Paul may very well be New Orleans’ best player right now -- that’s both a blessing and a curse. It’s a blessing to the Hornets, who netted the elusive Paul in this year’s lottery. Within a year or two, Paul should emerge as a solid scoring point guard with exceptional court vision. It’s a curse to Paul, who probably had more talent surrounding him on last year’s Wake Forest squad. Splitting time with veteran Speedy Claxton, it is possible that Paul might manage numbers similar to what Dan Dickau gave New Orleans last year – 12 points, around five assists, a steal or two. Bump him up a couple of rounds in a keeper league.

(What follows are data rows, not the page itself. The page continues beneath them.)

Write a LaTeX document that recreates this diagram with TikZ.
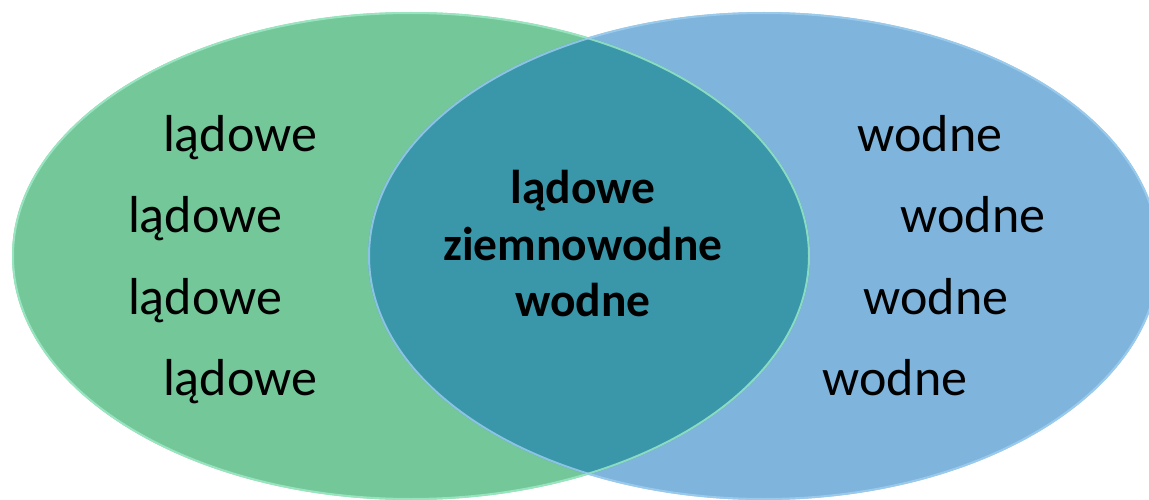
\documentclass[tikz,border=0pt]{standalone}
\usepackage{fontspec}
\setmainfont{Carlito}
\definecolor{gfill}{RGB}{115,199,153}
\definecolor{bfill}{RGB}{127,180,220}
\definecolor{tfill}{RGB}{58,151,170}
\definecolor{grim}{RGB}{160,236,200}
\definecolor{brim}{RGB}{160,208,240}
\begin{document}
\begin{tikzpicture}[x=1pt,y=-1pt,
  side/.style={font=\fontsize{52}{62}\selectfont, anchor=base, inner sep=0pt},
  mid/.style={font=\fontsize{47.5}{57}\selectfont\bfseries, anchor=base, inner sep=0pt}]
\useasboundingbox (0,0) rectangle (1149,500);
\fill[white] (0,0) rectangle (1149,500);
% ellipses
\fill[gfill] (411,256) ellipse [x radius=399, y radius=244];
\fill[bfill] (764,256) ellipse [x radius=396, y radius=244];
\begin{scope}
  \clip (411,256) ellipse [x radius=399, y radius=244];
  \fill[tfill] (764,256) ellipse [x radius=396, y radius=244];
\end{scope}
\draw[grim, line width=2pt, opacity=0.8] (411,256) ellipse [x radius=398, y radius=243];
\draw[brim, line width=2pt, opacity=0.8] (764,256) ellipse [x radius=395, y radius=243];
% left texts
\node[side] (l1) at (240,152) {lądowe};
\node[side] (l2) at (205,233) {lądowe};
\node[side] (l3) at (205,314) {lądowe};
\node[side] (l4) at (240,395) {lądowe};
% right texts
\node[side] (r1) at (930,152) {wodne};
\node[side] (r2) at (973,233) {wodne};
\node[side] (r3) at (936,314) {wodne};
\node[side] (r4) at (895,395) {wodne};
% middle
\node[mid] (m1) at (583,204) {lądowe};
\node[mid] (m2) at (583,260) {ziemnowodne};
\node[mid] (m3) at (583,316) {wodne};
\end{tikzpicture}
\end{document}
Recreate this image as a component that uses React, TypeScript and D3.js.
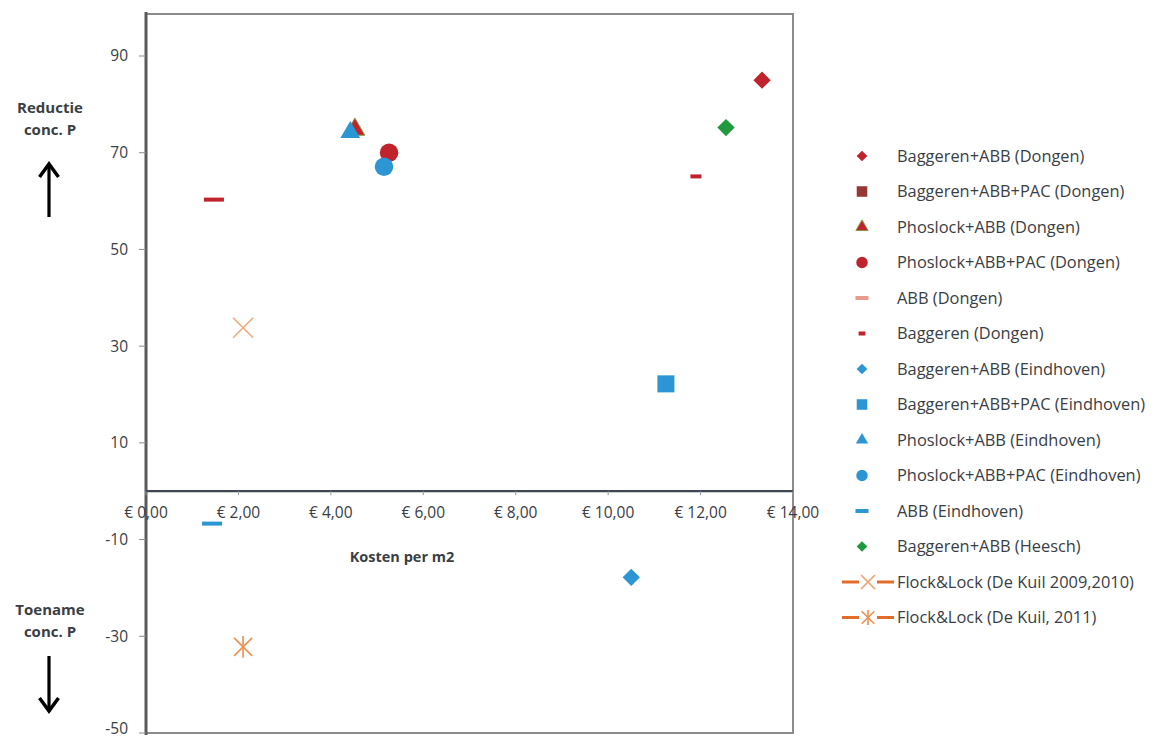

Paul is widely considered the top point guard in this year's draft. He has lightning quick speed, great court vision, superb decision-making, great range and accuracy on his jumpshot, shifty penetrating skills and a great knack for playing the passing lanes. The biggest knock on Paul is his lack of size, as he's listed at 6-1 which is a stretch. Portland isn't likely to draft Paul with the third pick after drafting Sebastian Telfair last season so Hornets or Bobcats could end up with potentially the most NBA-ready (along with Andrew Bogut) player in this year's draft.